Listed entries:
<<<<
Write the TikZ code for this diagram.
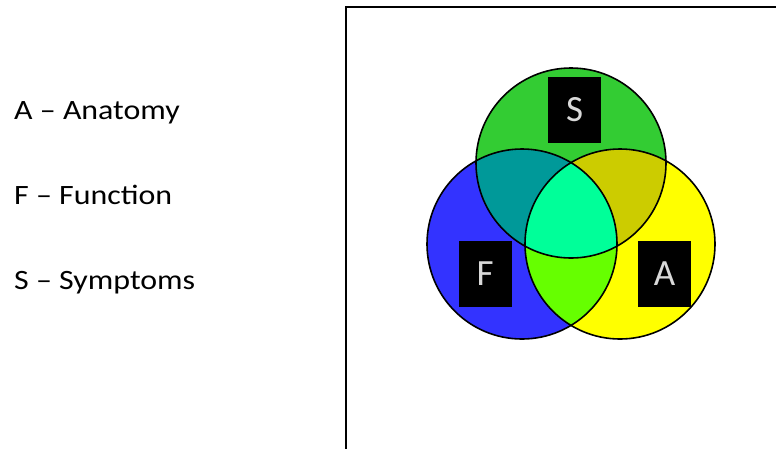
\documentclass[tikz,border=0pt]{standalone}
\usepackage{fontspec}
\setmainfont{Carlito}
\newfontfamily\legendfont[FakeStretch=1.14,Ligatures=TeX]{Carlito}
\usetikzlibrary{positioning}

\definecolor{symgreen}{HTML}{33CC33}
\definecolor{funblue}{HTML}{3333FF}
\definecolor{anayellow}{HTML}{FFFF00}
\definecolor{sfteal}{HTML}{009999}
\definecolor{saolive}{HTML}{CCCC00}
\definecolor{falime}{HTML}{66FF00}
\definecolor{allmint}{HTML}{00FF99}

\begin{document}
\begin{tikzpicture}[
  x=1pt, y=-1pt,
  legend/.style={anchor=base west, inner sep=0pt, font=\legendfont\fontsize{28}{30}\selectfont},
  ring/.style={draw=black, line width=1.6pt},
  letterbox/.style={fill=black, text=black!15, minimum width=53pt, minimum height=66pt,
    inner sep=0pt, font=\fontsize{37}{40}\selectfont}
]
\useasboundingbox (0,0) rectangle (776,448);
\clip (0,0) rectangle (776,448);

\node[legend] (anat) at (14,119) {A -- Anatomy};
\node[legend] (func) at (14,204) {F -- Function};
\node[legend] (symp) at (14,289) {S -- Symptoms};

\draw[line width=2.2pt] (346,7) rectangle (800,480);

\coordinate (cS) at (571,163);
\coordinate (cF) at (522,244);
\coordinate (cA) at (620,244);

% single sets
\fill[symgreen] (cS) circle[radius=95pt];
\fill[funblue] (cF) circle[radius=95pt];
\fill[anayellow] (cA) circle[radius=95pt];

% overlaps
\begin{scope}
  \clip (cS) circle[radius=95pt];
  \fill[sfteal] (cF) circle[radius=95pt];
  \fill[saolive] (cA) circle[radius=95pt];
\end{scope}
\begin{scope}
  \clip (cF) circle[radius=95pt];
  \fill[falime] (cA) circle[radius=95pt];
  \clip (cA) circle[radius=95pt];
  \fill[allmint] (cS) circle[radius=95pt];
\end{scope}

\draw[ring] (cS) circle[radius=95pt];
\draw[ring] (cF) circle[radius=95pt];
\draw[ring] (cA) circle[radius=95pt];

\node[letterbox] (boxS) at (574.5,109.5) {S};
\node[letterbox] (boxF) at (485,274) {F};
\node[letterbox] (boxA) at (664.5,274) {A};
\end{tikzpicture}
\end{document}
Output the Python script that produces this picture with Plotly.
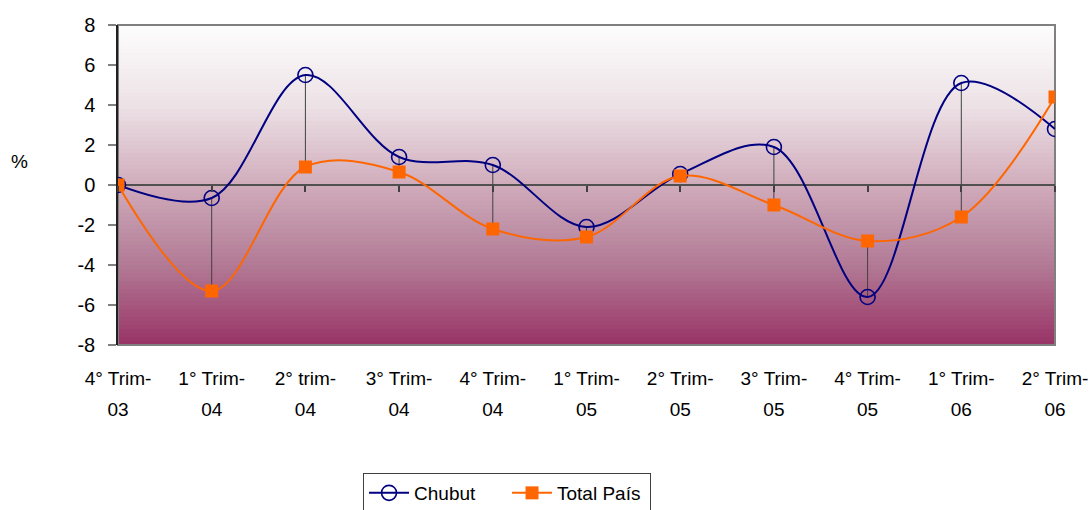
>>>>
Written problem: Reproduce the material above in full, exactly, with no images.

Solution for this task:
Write the TikZ code for this diagram.
\documentclass[tikz,border=0pt]{standalone}
\usepackage{fontspec}
\setmainfont{Carlito}
\newfontfamily\legendfont[FakeStretch=1.14,Ligatures=TeX]{Carlito}
\usetikzlibrary{positioning}

\definecolor{symgreen}{HTML}{33CC33}
\definecolor{funblue}{HTML}{3333FF}
\definecolor{anayellow}{HTML}{FFFF00}
\definecolor{sfteal}{HTML}{009999}
\definecolor{saolive}{HTML}{CCCC00}
\definecolor{falime}{HTML}{66FF00}
\definecolor{allmint}{HTML}{00FF99}

\begin{document}
\begin{tikzpicture}[
  x=1pt, y=-1pt,
  legend/.style={anchor=base west, inner sep=0pt, font=\legendfont\fontsize{28}{30}\selectfont},
  ring/.style={draw=black, line width=1.6pt},
  letterbox/.style={fill=black, text=black!15, minimum width=53pt, minimum height=66pt,
    inner sep=0pt, font=\fontsize{37}{40}\selectfont}
]
\useasboundingbox (0,0) rectangle (776,448);
\clip (0,0) rectangle (776,448);

\node[legend] (anat) at (14,119) {A -- Anatomy};
\node[legend] (func) at (14,204) {F -- Function};
\node[legend] (symp) at (14,289) {S -- Symptoms};

\draw[line width=2.2pt] (346,7) rectangle (800,480);

\coordinate (cS) at (571,163);
\coordinate (cF) at (522,244);
\coordinate (cA) at (620,244);

% single sets
\fill[symgreen] (cS) circle[radius=95pt];
\fill[funblue] (cF) circle[radius=95pt];
\fill[anayellow] (cA) circle[radius=95pt];

% overlaps
\begin{scope}
  \clip (cS) circle[radius=95pt];
  \fill[sfteal] (cF) circle[radius=95pt];
  \fill[saolive] (cA) circle[radius=95pt];
\end{scope}
\begin{scope}
  \clip (cF) circle[radius=95pt];
  \fill[falime] (cA) circle[radius=95pt];
  \clip (cA) circle[radius=95pt];
  \fill[allmint] (cS) circle[radius=95pt];
\end{scope}

\draw[ring] (cS) circle[radius=95pt];
\draw[ring] (cF) circle[radius=95pt];
\draw[ring] (cA) circle[radius=95pt];

\node[letterbox] (boxS) at (574.5,109.5) {S};
\node[letterbox] (boxF) at (485,274) {F};
\node[letterbox] (boxA) at (664.5,274) {A};
\end{tikzpicture}
\end{document}
Output the Python script that produces this picture with Plotly.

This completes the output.